本申请适用于图像识别技术领域,提供了一种目标重识别方法、装置、设备和计算机可读存储介质,该方法包括:获取多帧图像,每帧图像中均包括待识别目标;将多帧图像中的单帧图像输入到外观特征提取网络中,得到待识别目标的外观特征,待识别目标的外观特征与单帧图像的颜色无关,外观特征提取网络用于消除图像的颜色对目标的外观的干扰;根据待识别目标的外观特征,从历史图像库中确定与待识别目标相匹配的图像。该方法可以避免因待识别目标图像与历史图像库中的目标图像的衣物颜色不同,导致的对待识别目标图像重识别准确率低的问题。

Description

目标重识别方法、装置、设备和计算机可读存储介质
本申请要求于2022年4月28日提交中国专利局,申请号为202210458101.8、发明名称为“目标重识别方法、装置、设备和计算机可读存储介质”的中国专利申请的优先权,其全部内容通过引用结合在本申请中。
技术领域
本申请属于图像识别技术领域,尤其涉及一种目标重识别方法、装置、设备和计算机可读存储介质。
背景技术
目标重识别技术是智能安防、失踪目标查找、案件侦查等领域的重要技术手段。

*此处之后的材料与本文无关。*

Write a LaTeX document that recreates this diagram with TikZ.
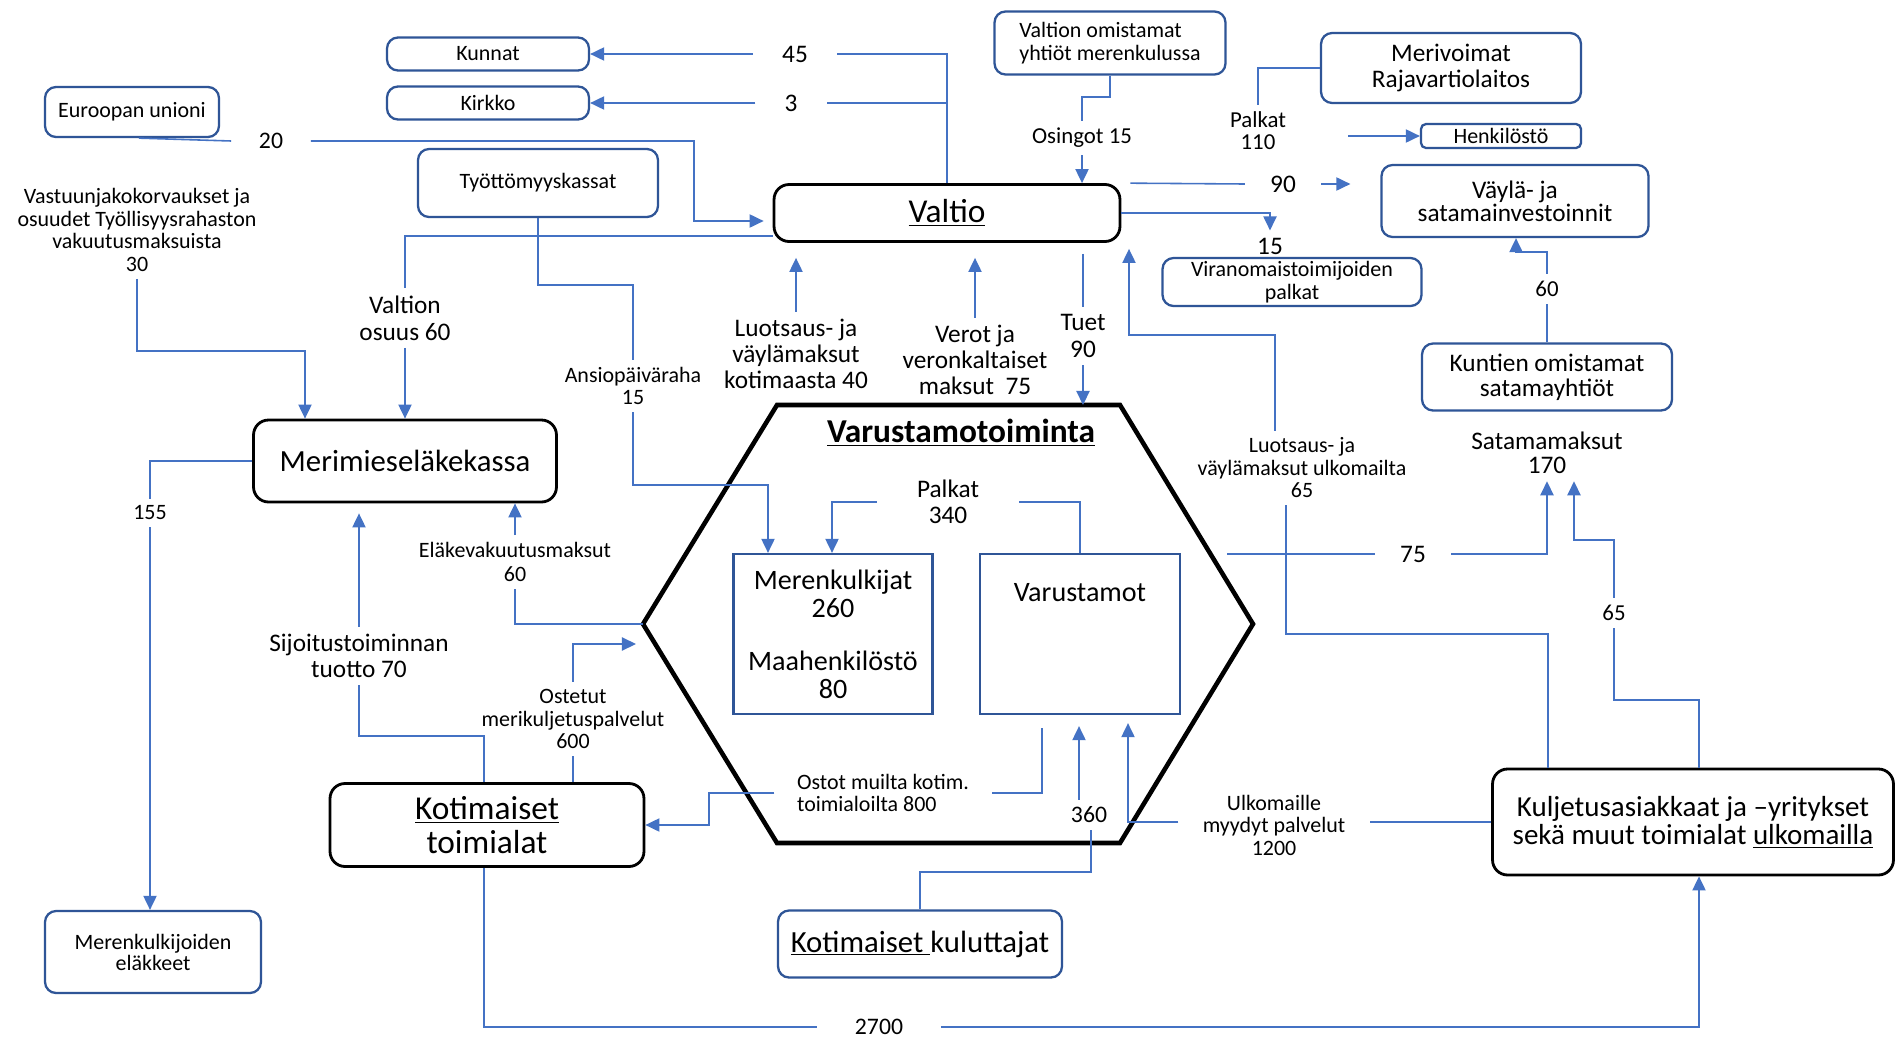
\documentclass[tikz,border=0pt]{standalone}
\usepackage{fontspec}
\setmainfont{Carlito}
\usetikzlibrary{arrows.meta}

\definecolor{flowblue}{RGB}{68,114,196}
\definecolor{edgeblue}{RGB}{47,85,151}

\begin{document}
\begin{tikzpicture}[
      x=0.02cm, y=0.02cm,
      desc/.style={
        rectangle,
        rounded corners=0.22cm,
        draw=edgeblue,
        line width=1.3pt,
        align=center,
        inner sep=1pt,
        font=\fontsize{12.5}{13}\selectfont
      },
      descb/.style={
        desc,
        draw=black,
        line width=1.6pt,
        rounded corners=0.3cm
      },
      part/.style={
        rectangle,
        draw=edgeblue,
        line width=1.3pt,
        align=center,
        font=\fontsize{16}{16}\selectfont
      },
      amount/.style={
        inner xsep=1pt,
        inner ysep=0.14cm,
        align=center,
        font=\fontsize{12.5}{12.8}\selectfont
      },
      amountm/.style={
        amount,
        font=\fontsize{14.4}{14.8}\selectfont
      },
      flow/.style={
        draw=flowblue,
        line width=0.9pt
      },
      flowto/.style={
        flow,
        -{Triangle[length=8pt,width=7.5pt]}
      }
    ]

    \path[use as bounding box, fill=white] (0,0) rectangle (1897,-1041);

    % boxes
    \node [desc, minimum width=4.04cm, minimum height=0.66cm] (Kunnat) at (488,-54) {Kunnat};
    \node [desc, minimum width=4.04cm, minimum height=0.66cm] (Kirkko) at (488,-103) {Kirkko};
    \node [desc, minimum width=3.48cm, minimum height=1cm] (EU) at (132,-112) {Euroopan unioni};
    \node [desc, minimum width=4.8cm, minimum height=1.36cm] (Tyott) at (538,-183) {Työttömyyskassat};
    \node [descb, minimum width=6.92cm, minimum height=1.14cm, font=\fontsize{19}{19}\selectfont] (Valtio) at (947,-213) {\underline{Valtio}};
    \node [desc, minimum width=4.62cm, minimum height=1.26cm, align=left, font=\fontsize{12.5}{12.8}\selectfont] (ValtOm) at (1110,-43) {Valtion omistamat\\yhtiöt merenkulussa};
    \node [desc, minimum width=5.2cm, minimum height=1.4cm, font=\fontsize{14.4}{14.4}\selectfont] (Meriv) at (1451,-68) {Merivoimat\\Rajavartiolaitos};
    \node [desc, minimum width=3.2cm, minimum height=0.48cm, rounded corners=0.1cm] (Henk) at (1501,-136) {Henkilöstö};
    \node [desc, minimum width=5.34cm, minimum height=1.44cm, font=\fontsize{14.4}{13.2}\selectfont] (Vayla) at (1515,-201) {Väylä- ja\\satamainvestoinnit};
    \node [desc, minimum width=5.18cm, minimum height=0.96cm] (Viran) at (1292,-282) {Viranomaistoimijoiden\\palkat};
    \node [desc, minimum width=5cm, minimum height=1.34cm, font=\fontsize{14.4}{14.4}\selectfont] (KuntSat) at (1547,-377) {Kuntien omistamat\\satamayhtiöt};
    \node [descb, minimum width=6.06cm, minimum height=1.64cm, font=\fontsize{17.5}{17.5}\selectfont] (MEK) at (405,-461) {Merimieseläkekassa};
    \node [desc, minimum width=4.32cm, minimum height=1.64cm, font=\fontsize{12.5}{12}\selectfont] (Elakkeet) at (153,-952) {Merenkulkijoiden\\eläkkeet};
    \node [descb, minimum width=6.28cm, minimum height=1.66cm, font=\fontsize{19}{19}\selectfont] (KotiToim) at (487,-825) {\underline{Kotimaiset}\\toimialat};
    \node [desc, minimum width=5.68cm, minimum height=1.34cm, font=\fontsize{17.5}{17.5}\selectfont] (KotiKul) at (920,-944) {\underline{Kotimaiset\ }kuluttajat};
    \node [descb, minimum width=8.02cm, minimum height=2.12cm, font=\fontsize{16.5}{16}\selectfont] (Ulkom) at (1693,-822) {Kuljetusasiakkaat ja –yritykset\\sekä muut toimialat \underline{ulkomailla}};

    % varustamotoiminta
    \coordinate (hA) at (777,-405);
    \coordinate (hB) at (1120,-405);
    \coordinate (hC) at (1253,-624);
    \coordinate (hD) at (1120,-843);
    \coordinate (hE) at (777,-843);
    \coordinate (hF) at (643,-624);
    \draw [line width=2.6pt, line join=miter] (hA) -- (hB) -- (hC) -- (hD) -- (hE) -- (hF) -- cycle;
    \node [font=\bfseries\fontsize{19}{19}\selectfont] (VarTitle) at (961,-433) {\underline{Varustamotoiminta}};
    \node [part, minimum width=3.98cm, minimum height=3.2cm] (Merenk) at (833,-634) {Merenkulkijat\\260\\[14pt]Maahenkilöstö\\80};
    \node [part, minimum width=4cm, minimum height=3.2cm] (Varust) at (1080,-634) {};
    \node [font=\fontsize{16}{16}\selectfont] (VarustT) at (1080,-593) {Varustamot};

    % amounts
    \node [amountm, inner xsep=0.58cm] (L45) at (795,-54) {45};
    \node [amountm, inner xsep=0.58cm] (L3) at (791,-103) {3};
    \node [amount, inner xsep=0.55cm, font=\fontsize{13.5}{13.5}\selectfont] (L20) at (271,-141) {20};
    \node [amount] (Vastuu) at (137,-230) {Vastuunjakokorvaukset ja\\osuudet Työllisyysrahaston\\vakuutusmaksuista\\30};
    \node [amountm, font=\fontsize{14.4}{15.4}\selectfont] (ValtOs) at (405,-318) {Valtion\\osuus 60};
    \node [amount] (Ansio) at (633,-386) {Ansiopäiväraha\\15};
    \node [amountm] (LuotsK) at (796,-354) {Luotsaus- ja\\väylämaksut\\kotimaasta 40};
    \node [amountm] (Verot) at (975,-360) {Verot ja\\veronkaltaiset\\maksut\ \ 75};
    \node [amountm, font=\fontsize{14.4}{15.4}\selectfont] (Tuet) at (1083,-336) {Tuet\\90};
    \node [amount, font=\fontsize{13}{13}\selectfont] (Osingot) at (1082,-138) {Osingot 15};
    \node [amount, font=\fontsize{13}{12.5}\selectfont] (Palk110) at (1258,-131) {Palkat\\110};
    \node [amountm, inner xsep=0.5cm] (L90) at (1283,-184) {90};
    \node [amountm] (L15) at (1270,-246) {15};
    \node [amount, font=\fontsize{13}{13}\selectfont] (L60) at (1547,-289) {60};
    \node [amount] (LuotsU) at (1302,-468) {Luotsaus- ja\\väylämaksut ulkomailta\\65};
    \node [amountm, font=\fontsize{14.4}{13.7}\selectfont] (Satama) at (1547,-453) {Satamamaksut\\170};
    \node [amountm, inner xsep=0.5cm] (L75) at (1413,-554) {75};
    \node [amount, font=\fontsize{13}{13}\selectfont] (L65) at (1614,-613) {65};
    \node [amount, inner xsep=0.48cm] (Myydyt) at (1274,-825) {Ulkomaille\\myydyt palvelut\\1200};
    \node [amount, font=\fontsize{13.5}{13.5}\selectfont] (L360) at (1089,-815) {360};
    \node [amount, align=left, inner xsep=0.45cm] (Ostot) at (883,-793) {Ostot muilta kotim.\\toimialoilta 800};
    \node [amount] (Ostetut) at (573,-719) {Ostetut\\merikuljetuspalvelut\\600};
    \node [amount, font=\fontsize{12.5}{13.5}\selectfont] (ElakeM) at (515,-562) {Eläkevakuutusmaksut\\60};
    \node [amountm] (Sijoit) at (359,-656) {Sijoitustoiminnan\\tuotto 70};
    \node [amount] (L155) at (150,-513) {155};
    \node [amount, inner xsep=0.75cm, inner ysep=1pt, font=\fontsize{13.5}{13.5}\selectfont] (L2700) at (879,-1027) {2700};
    \node [amountm, inner xsep=0.8cm] (Palk340) at (948,-502) {Palkat\\340};

    % flows
    \draw [flow] (Valtio.north) |- (L45.east);
    \draw [flowto] (L45.west) -- (Kunnat.east);
    \draw [flow] (Valtio.north |- L3.east) -- (L3.east);
    \draw [flowto] (L3.west) -- (Kirkko.east);
    \draw [flow] ([xshift=0.14cm]EU.south) -- (L20.west);
    \draw [flowto, shorten >=0.18cm] (L20.east) -| (694,-221) -- ([yshift=-0.16cm]Valtio.west);
    \draw [flow] ([yshift=-0.46cm]Valtio.west) -| (ValtOs.north);
    \draw [flowto] (ValtOs.south) -- (MEK.north -| ValtOs.south);
    \draw [flowto] (Vastuu.south) |- (305,-351) -- (MEK.north -| 305,-351);
    \draw [flow] (Tyott.south) |- (633,-285) -- (Ansio.north);
    \draw [flowto] (Ansio.south) |- (768,-485) -- (Merenk.north -| 768,-485);
    \draw [flowto, shorten >=0.3cm] (LuotsK.north) -- (Valtio.south -| LuotsK.north);
    \draw [flowto, shorten >=0.3cm] (Verot.north) -- (Valtio.south -| Verot.north);
    \draw [flow, shorten <=0.22cm] (Valtio.south -| Tuet.north) -- (Tuet.north);
    \draw [flowto] (Tuet.south) -- (Tuet.south |- hA);
    \draw [flow] (ValtOm.south) |- (1082,-97) -- (Osingot.north);
    \draw [flowto] (Osingot.south) -- (Valtio.north -| Osingot.south);
    \draw [flow, shorten <=0.18cm] (Valtio.north east) -- (L90.west);
    \draw [flowto, shorten >=0.6cm] (L90.east) -- (Vayla.west |- L90.east);
    \draw [flowto] (Valtio.east) -| (L15.north);
    \draw [flow] (Meriv.west) -| (Palk110.north);
    \draw [flowto, shorten <=1.2cm] (Palk110.east |- Henk.west) -- (Henk.west);
    \draw [flow] (KuntSat.north) -- (L60.south);
    \draw [flowto] (L60.north) |- (1516,-252) -- (Vayla.south -| 1516,-252);
    \draw [flow] (Ulkom.north -| 1548,0) |- (1286,-634) -- (LuotsU.south -| 1286,0);
    \draw [flowto, shorten >=0.12cm] (LuotsU.north -| 1275,0) |- (1129,-335) -- (Valtio.south -| 1129,-335);
    \coordinate (h75) at (1227,-554);
    \draw [flow] (h75) -- (L75.west);
    \draw [flowto] (L75.east) -| (Satama.south);
    \draw [flow] (Ulkom.north -| 1699,0) |- (1614,-700) -- (L65.south);
    \draw [flowto] (L65.north) |- (1574,-540) -- (Satama.south -| 1574,-540);
    \draw [flow] (Ulkom.west) -- (Myydyt.east |- Ulkom.west);
    \draw [flowto, shorten >=0.16cm] (Myydyt.west |- Ulkom.west) -| (Varust.south -| 1128,0);
    \draw [flow] (KotiKul.north) |- (1091,-872) -- (L360.south -| 1091,0);
    \draw [flowto, shorten >=0.22cm] (L360.north -| 1079,0) -- (Varust.south -| 1079,0);
    \draw [flow, shorten <=0.26cm] (Varust.south -| 1042,0) |- (Ostot.east);
    \draw [flowto] (Ostot.west) -| (709,-825) -- (KotiToim.east);
    \draw [flow] (KotiToim.north -| Ostetut.south) -- (Ostetut.south);
    \coordinate (h600) at (636,-644);
    \draw [flowto] (Ostetut.north) |- (h600);
    \draw [flow] (hF) -| (ElakeM.south);
    \draw [flowto] (ElakeM.north) -- (MEK.south -| ElakeM.north);
    \draw [flow] (KotiToim.north -| 484,0) |- (359,-736) -- (Sijoit.south);
    \draw [flowto, shorten >=0.2cm] (Sijoit.north) -- (MEK.south -| Sijoit.north);
    \draw [flow] (MEK.west) -| (L155.north);
    \draw [flowto] (L155.south) -- (Elakkeet.north -| L155.south);
    \draw [flow] (KotiToim.south -| 484,0) |- (L2700.west);
    \draw [flowto] (L2700.east) -| (Ulkom.south -| 1699,0);
    \draw [flow] (Varust.north) |- (Palk340.east);
    \draw [flowto] (Palk340.west) -| (Merenk.north -| 832,0);

    \end{tikzpicture}
\end{document}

例如,在失踪目标查找领域,用来根据失踪目标的图像查找失踪目标。
目前,相关技术中,主要基于深度学习技术进行目标重识别,具体为先利用Yolo检测算法将多个视频文件包括的多帧图像中的每张图像检测出来并裁剪保存形成历史图像库;再使用特征提取网络提取裁剪得到的历史图像库中的每张图像的特征向量;最后对比找出历史图像库中与待识别目标图像的特征向量最接近的图像。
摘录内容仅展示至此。